Using multi-factor authentication only in case of suspicious [activity] is more convenient [than] using it all the time, but is less secure.
- Notify Account Holders of Unusual Activities
When a suspicious sign-in is detected, it may be a sign that the password has already been leaked. Depending on the type of the service, it can notify the user about the suspicious sign-in through E-mail, telephone, or other means.
Here the immediate notification can also be used in the multi-factor authentication.
For services that can be logged on from multiple devices at the same time, the user should be able to check the existence of other sessions, and review recent [activity].
Users will be able to use an easier, more familiar method of authentication in most scenarios, only having to resort to multi-factor authentication when there is potential cause for concern.
This pattern has some limitations. For example, it relies on accurate identification of suspicious [activity] based on meta information, where the meta information including the IP address can be spoofed by an experienced attacker.
If the fallback multi-factor authentication only happens occasionally to the legitimate account owner, they may be unprepared to [handle] such authentication, leading to [decreased] usability.
- Gmail displays information about other sessions (if any) in the footer, linking to a page named "Activity on this account" which lists other sessions and recent activities to the Gmail account. The user has the option to sign out other sessions.
- In case of annoying false positives, the user may choose to disable the alert for unusual activity. The disable takes about a week, "to make sure the bad guys aren't the ones who turned off your alerts."
- When Facebook detects an unusual sign-in, it shows 'social authentication' that displays a few pictures of the user's friends and asks the user to name the person in those photos.
- The 'Security' tab of the 'Settings' of the Dropbox website displays all web browser sessions logged in to the account, and enables the user to log out one or more of them. The name of the browser, operating system, and the IP address and corresponding country are displayed to help the user make a choice.
- It also displays all devices that are linked to the account, and allows the user to unlink one or more of them.
This pattern complements the Data Breach Notification pattern. These patterns work in an overlapping context. While this pattern focuses on detecting and dealing with unauthorized access, Data Breach Notification focuses on informing and reacting when a data breach has occurred. The patterns can work together to handle unauthorized access to personal data.
This pattern also complements Informed Secure Passwords. While this pattern establishes access norms for authentication, the latter focuses on encouraging better use of password-based authentication.
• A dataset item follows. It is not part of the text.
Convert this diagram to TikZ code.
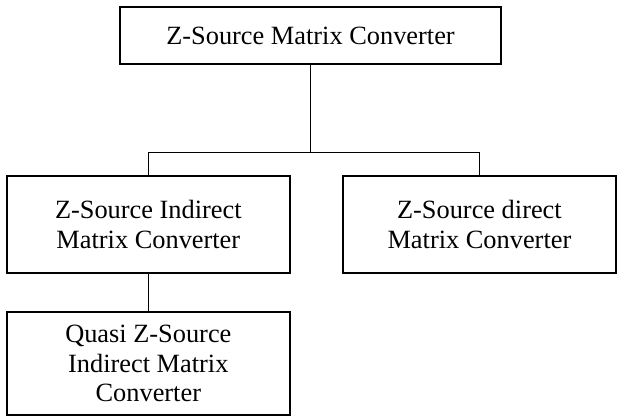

The patterns may work together to aid in detection and response to compromised access, and in users learning from these instances.
Finally this pattern complements Impactful Information and Feedback. Unusual Activities provides important information which can be used with Impactful Information and Feedback to better inform the user, and allow the user to better protect their personal data.
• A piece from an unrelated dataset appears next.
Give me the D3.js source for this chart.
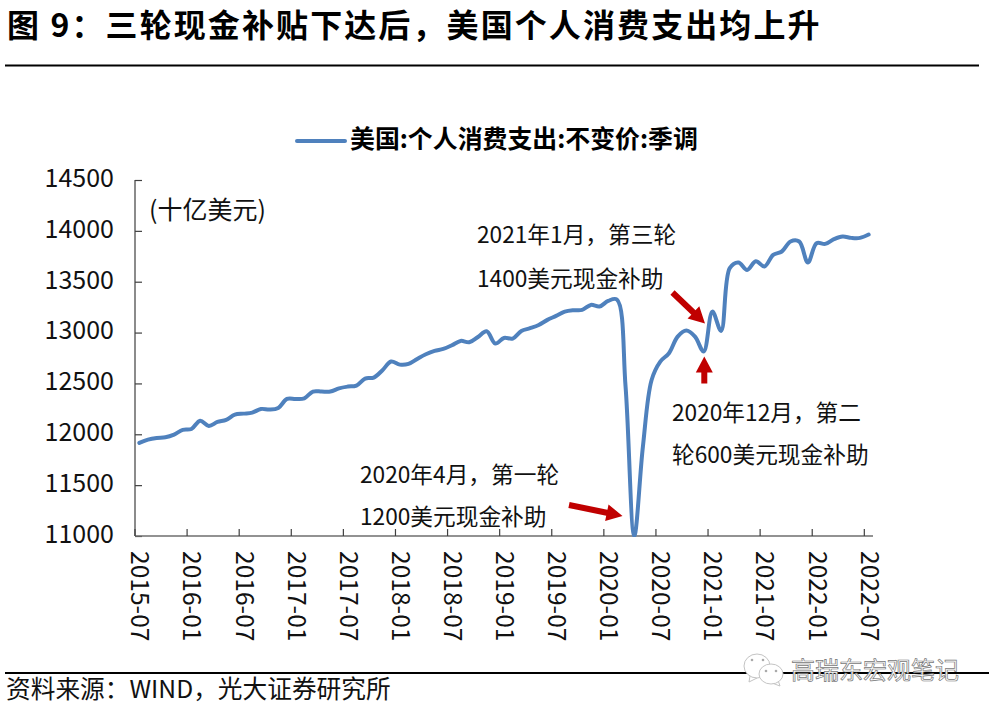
<!DOCTYPE html>
<html><head><meta charset="utf-8">
<script src="https://cdn.jsdelivr.net/npm/d3@7"></script>
<style>
html,body{margin:0;padding:0;background:#fff}
svg{display:block}
text{font-family:"Noto Sans CJK SC","Noto Sans",sans-serif;fill:#111}
</style></head><body>
<svg id="c" width="989" height="713"></svg>
<script>
const titleText = "图 9：三轮现金补贴下达后，美国个人消费支出均上升";
const legendText = "美国:个人消费支出:不变价:季调";
const unitText = "(十亿美元)";
const sourceText = "资料来源：WIND，光大证券研究所";
const watermarkText = "高瑞东宏观笔记";
const yTicks = [11000,11500,12000,12500,13000,13500,14000,14500];
const pce = [11915,11948,11964,11970,11997,12043,12052,12134,12082,12121,12141,12193,
12203,12213,12249,12243,12259,12348,12348,12354,12420,12420,12420,12452,
12469,12479,12548,12557,12630,12715,12685,12692,12741,12787,12820,12839,
12875,12918,12905,12957,13013,12892,12947,12941,13016,13043,13075,13125,
13164,13206,13220,13223,13272,13256,13311,13325,12470,11000,11880,12534,
12715,12797,12960,13020,12960,12813,13206,13016,13633,13689,13616,13702,
13650,13764,13797,13895,13895,13689,13879,13872,13918,13944,13931,13931,13964];
const months = pce.map((_, i) => {
  const m = 6 + i; // months since 2015-01
  return (2015 + Math.floor(m / 12)) + "-" + String(m % 12 + 1).padStart(2, "0");
});
const tickMonths = months.filter((_, i) => i % 6 === 0);
const notes = [
  {lines:["2021年1月，第三轮","1400美元现金补助"], x:477, ys:[243,287]},
  {lines:["2020年12月，第二","轮600美元现金补助"], x:672, ys:[421,463]},
  {lines:["2020年4月，第一轮","1200美元现金补助"], x:360, ys:[483,525]}
];
const arrows = [
  {from:[569,505], to:[622.5,516]},
  {from:[672.5,292.5], to:[705,323.5]},
  {from:[704.3,383.5], to:[704.3,356.5]}
];

const svg = d3.select("#c");
const L=135, R=873, T=180, B=536;
const x = d3.scaleBand().domain(months).range([L,R]);
const y = d3.scaleLinear().domain([11000,14500]).range([B,T]);
const cx = m => x(m) + x.bandwidth()/2;

// title + rules
svg.append("text").attr("x",7).attr("y",37).attr("font-size",32).attr("font-weight",700)
  .attr("letter-spacing",2.1).style("fill","#000").text(titleText);
svg.append("line").attr("x1",5).attr("x2",979).attr("y1",65.5).attr("y2",65.5).attr("stroke","#000").attr("stroke-width",2);
svg.append("line").attr("x1",5).attr("x2",989).attr("y1",673).attr("y2",673).attr("stroke","#000").attr("stroke-width",2);
svg.append("text").attr("x",6).attr("y",698).attr("font-size",24.7).text(sourceText);

// legend
svg.append("line").attr("x1",297).attr("x2",345).attr("y1",141).attr("y2",141).attr("stroke","#4f81bd").attr("stroke-width",4).attr("stroke-linecap","round");
svg.append("text").attr("x",350).attr("y",148).attr("font-size",24.9).attr("font-weight",700).style("fill","#000").text(legendText);

// axes
const yAxis = d3.axisLeft(y).tickValues(yTicks).tickSize(-7).tickPadding(21).tickFormat(d3.format("d"));
const gy = svg.append("g").attr("transform",`translate(${L},0)`).call(yAxis);
gy.selectAll("text").attr("font-size",25).style("font-family","'Noto Sans CJK SC'").attr("dy","0.32em").attr("y",-1.7);
const xAxis = d3.axisBottom(x).tickValues(tickMonths).tickSize(-7).tickFormat(d=>d);
const gx = svg.append("g").attr("transform",`translate(0,${B})`).call(xAxis);
gx.selectAll(".tick").attr("transform", d => `translate(${x(d)},0)`);
gx.selectAll("text")
  .attr("font-size",24.6).style("font-family","'Noto Sans CJK SC'")
  .attr("text-anchor","start").attr("dy",null)
  .attr("transform",`translate(${x.bandwidth()/2-8},15) rotate(90)`).attr("x",0).attr("y",0);
[gx,gy].forEach(g=>{g.selectAll("path.domain").attr("stroke","#6e6e6e").attr("stroke-width",1.6);
  g.selectAll("line").attr("stroke","#404040").attr("stroke-width",1.2);});
gy.select("path.domain").attr("d",`M0,${T}V${B}`);
gx.select("path.domain").attr("d",`M${L},0H${R}`);
svg.append("text").attr("x",149).attr("y",219).attr("font-size",25).text(unitText);

// line
svg.append("clipPath").attr("id","plot").append("rect").attr("x",L).attr("y",T-5).attr("width",R-L).attr("height",B-T+6);
const line = d3.line().x((d,i)=>cx(months[i])).y(d=>y(d)).curve(d3.curveCatmullRom.alpha(0.5));
svg.append("path").datum(pce).attr("d",line).attr("fill","none").attr("stroke","#4f81bd")
  .attr("stroke-width",4).attr("stroke-linejoin","round").attr("stroke-linecap","round").attr("clip-path","url(#plot)");

// notes
notes.forEach(n=>n.lines.forEach((t,i)=>{
  svg.append("text").attr("x",n.x).attr("y",n.ys[i]).attr("font-size",22.7).text(t);
}));

// arrows
arrows.forEach(a=>{
  const dx=a.to[0]-a.from[0], dy=a.to[1]-a.from[1], len=Math.hypot(dx,dy);
  const hl=16, hw=8.5, sw=3;
  const shape=[[0,-sw],[len-hl,-sw],[len-hl,-hw],[len,0],[len-hl,hw],[len-hl,sw],[0,sw]];
  svg.append("polygon").attr("points",shape.map(p=>p.join(",")).join(" "))
    .attr("fill","#c00000")
    .attr("transform",`translate(${a.from[0]},${a.from[1]}) rotate(${Math.atan2(dy,dx)*180/Math.PI})`);
});

// watermark
const w = svg.append("g").attr("fill","#fff").attr("stroke","#c4c4c4").attr("stroke-width",1);
w.append("path").attr("d","M750,676 L749,682 L757,678 Z");
w.append("ellipse").attr("cx",757).attr("cy",666).attr("rx",13).attr("ry",12);
w.append("path").attr("d","M778,680 L780,686 L772,683 Z");
w.append("ellipse").attr("cx",771).attr("cy",674).attr("rx",12).attr("ry",10);
[[752,660],[763,660],[766,671],[776,671]].forEach(p=>
  svg.append("circle").attr("cx",p[0]).attr("cy",p[1]).attr("r",1.3).attr("fill","#aaa"));
svg.append("text").attr("x",791).attr("y",679).attr("font-size",24)
  .style("fill","#fff").style("stroke","#777").style("stroke-width",0.7).text(watermarkText);
</script></body></html>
N. Doty, M. Gupta, and J. Zych, “privacypatterns.org - Privacy Patterns,” privacypatterns.org, 2017. [Online]. Available: http://privacypatterns.org/. [Accessed: 26-Feb-2015].
J. Polakis, M. Lancini, G. Kontaxis, F. Maggi, S. Ioannidis, A. Keromytis, and S. Zanero, “All Your Face Are Belong to Us: Breaking Facebook’s Social Authentication,” Proceedings of the Annual Computer Security Applications Conference (ACSAC), no. i, pp. 399–408, 2012.
- Determining the Scope
[Gmail] displays unusual activities regarding an account, which involves identifying unusual activities where the password entered is correct. For some other services, correct passwords can be rejected from a new device / location.
So, the scope of this pattern is to handle unusual activities (including sign-ins).
- Relevant Information
This pattern includes multi-factor authentication and two-step authentication, which are well studied. But the general topic about informing the user of unusual activities seems to be [lacking in] literature.